> _AIM_
Out of the lines below, please list those that hold the string "matplotlib".

- - - -

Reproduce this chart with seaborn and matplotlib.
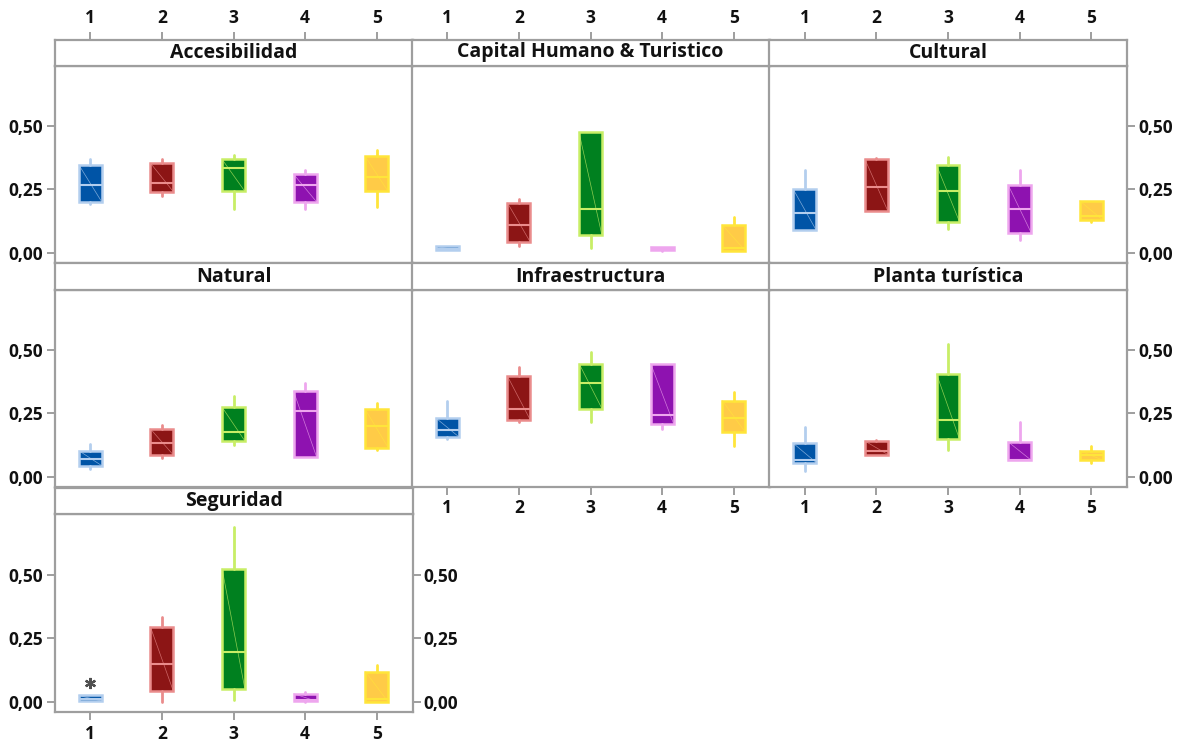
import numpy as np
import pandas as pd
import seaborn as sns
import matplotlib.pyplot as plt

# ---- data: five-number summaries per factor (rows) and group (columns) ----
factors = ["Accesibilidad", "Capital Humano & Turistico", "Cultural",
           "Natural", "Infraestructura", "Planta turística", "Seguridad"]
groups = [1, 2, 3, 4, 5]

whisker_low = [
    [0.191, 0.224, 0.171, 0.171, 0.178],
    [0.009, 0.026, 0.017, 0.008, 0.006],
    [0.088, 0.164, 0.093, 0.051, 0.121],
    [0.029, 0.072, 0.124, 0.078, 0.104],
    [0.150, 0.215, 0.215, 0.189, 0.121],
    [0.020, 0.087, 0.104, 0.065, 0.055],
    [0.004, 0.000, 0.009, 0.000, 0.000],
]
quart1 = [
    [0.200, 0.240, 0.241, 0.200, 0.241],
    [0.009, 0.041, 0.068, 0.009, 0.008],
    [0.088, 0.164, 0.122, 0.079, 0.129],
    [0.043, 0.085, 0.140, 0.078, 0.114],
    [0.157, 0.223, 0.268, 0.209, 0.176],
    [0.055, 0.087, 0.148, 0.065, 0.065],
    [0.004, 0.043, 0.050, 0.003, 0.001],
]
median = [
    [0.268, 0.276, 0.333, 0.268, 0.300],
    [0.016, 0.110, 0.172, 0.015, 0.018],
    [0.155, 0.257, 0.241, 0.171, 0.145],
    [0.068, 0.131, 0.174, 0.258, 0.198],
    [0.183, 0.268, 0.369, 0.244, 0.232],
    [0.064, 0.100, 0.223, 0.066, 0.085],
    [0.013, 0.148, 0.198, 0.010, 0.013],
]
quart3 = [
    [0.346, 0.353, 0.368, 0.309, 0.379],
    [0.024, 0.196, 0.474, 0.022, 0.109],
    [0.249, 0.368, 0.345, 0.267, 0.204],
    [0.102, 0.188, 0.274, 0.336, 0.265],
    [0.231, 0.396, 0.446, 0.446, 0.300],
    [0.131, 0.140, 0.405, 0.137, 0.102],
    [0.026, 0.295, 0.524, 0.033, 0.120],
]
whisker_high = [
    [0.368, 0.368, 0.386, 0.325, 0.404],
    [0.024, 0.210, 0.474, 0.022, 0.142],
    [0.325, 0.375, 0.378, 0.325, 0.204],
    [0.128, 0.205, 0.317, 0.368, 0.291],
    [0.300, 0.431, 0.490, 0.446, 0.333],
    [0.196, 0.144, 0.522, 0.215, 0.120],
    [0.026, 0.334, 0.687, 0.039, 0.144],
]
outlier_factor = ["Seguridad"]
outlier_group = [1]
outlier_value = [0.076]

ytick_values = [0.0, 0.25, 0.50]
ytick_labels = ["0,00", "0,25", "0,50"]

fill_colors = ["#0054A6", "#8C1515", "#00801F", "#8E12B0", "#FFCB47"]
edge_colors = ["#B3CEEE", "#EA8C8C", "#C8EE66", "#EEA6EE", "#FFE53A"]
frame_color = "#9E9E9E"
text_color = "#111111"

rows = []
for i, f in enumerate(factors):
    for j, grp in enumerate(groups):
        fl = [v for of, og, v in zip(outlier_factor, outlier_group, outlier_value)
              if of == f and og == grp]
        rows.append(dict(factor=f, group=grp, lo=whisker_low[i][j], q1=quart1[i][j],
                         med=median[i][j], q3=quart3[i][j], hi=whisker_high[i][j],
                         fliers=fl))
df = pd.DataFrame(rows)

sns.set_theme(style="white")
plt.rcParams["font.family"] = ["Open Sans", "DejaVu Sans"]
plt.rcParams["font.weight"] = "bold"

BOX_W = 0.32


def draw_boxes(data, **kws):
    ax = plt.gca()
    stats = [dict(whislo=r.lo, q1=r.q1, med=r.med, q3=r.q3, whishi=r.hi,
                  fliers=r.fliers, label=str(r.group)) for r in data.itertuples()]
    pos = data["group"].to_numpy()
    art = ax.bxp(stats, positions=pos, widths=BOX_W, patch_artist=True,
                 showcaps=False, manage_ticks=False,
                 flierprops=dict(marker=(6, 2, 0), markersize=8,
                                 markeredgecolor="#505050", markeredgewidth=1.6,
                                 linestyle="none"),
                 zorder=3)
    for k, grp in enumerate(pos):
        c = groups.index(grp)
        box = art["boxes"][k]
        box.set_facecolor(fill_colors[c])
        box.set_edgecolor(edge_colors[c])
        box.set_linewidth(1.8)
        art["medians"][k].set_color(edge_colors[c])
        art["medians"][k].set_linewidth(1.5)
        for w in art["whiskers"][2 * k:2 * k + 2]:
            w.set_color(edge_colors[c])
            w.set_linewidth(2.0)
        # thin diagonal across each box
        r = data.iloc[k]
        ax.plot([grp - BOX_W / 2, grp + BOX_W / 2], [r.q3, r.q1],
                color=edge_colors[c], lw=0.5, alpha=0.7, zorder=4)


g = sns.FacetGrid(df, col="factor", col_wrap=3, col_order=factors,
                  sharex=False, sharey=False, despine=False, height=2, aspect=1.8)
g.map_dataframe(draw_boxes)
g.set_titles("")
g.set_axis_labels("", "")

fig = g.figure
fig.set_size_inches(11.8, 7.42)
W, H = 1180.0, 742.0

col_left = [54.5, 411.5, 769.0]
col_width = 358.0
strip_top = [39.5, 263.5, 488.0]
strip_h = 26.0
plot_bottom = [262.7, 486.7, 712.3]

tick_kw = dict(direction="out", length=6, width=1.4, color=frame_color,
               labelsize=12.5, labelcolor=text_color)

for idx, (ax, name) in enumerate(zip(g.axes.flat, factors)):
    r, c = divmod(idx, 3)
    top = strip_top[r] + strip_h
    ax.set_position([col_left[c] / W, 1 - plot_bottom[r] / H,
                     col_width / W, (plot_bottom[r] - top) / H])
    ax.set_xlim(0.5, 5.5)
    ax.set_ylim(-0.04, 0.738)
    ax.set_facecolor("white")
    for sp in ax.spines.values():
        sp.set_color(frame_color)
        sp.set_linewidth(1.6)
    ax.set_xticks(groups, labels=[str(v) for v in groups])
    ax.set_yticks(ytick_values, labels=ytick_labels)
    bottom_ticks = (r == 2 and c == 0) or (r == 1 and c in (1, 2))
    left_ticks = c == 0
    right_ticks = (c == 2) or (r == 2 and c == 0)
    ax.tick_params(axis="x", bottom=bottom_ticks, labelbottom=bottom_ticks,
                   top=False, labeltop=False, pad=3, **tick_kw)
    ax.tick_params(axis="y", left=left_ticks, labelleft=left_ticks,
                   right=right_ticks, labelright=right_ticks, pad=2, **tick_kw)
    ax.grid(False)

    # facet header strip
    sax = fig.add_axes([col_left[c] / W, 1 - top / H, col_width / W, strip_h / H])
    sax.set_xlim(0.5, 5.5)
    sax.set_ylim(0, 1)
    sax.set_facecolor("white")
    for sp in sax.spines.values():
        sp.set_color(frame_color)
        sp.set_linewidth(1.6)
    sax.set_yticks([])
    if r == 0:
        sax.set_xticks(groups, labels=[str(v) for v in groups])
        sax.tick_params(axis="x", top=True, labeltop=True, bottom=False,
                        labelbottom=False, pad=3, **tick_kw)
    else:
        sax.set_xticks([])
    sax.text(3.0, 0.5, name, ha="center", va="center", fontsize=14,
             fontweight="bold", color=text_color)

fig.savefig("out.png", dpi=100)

- - - -

> _EXERCISE RESPONSE_
Reproduce this chart with seaborn and matplotlib.
import matplotlib.pyplot as plt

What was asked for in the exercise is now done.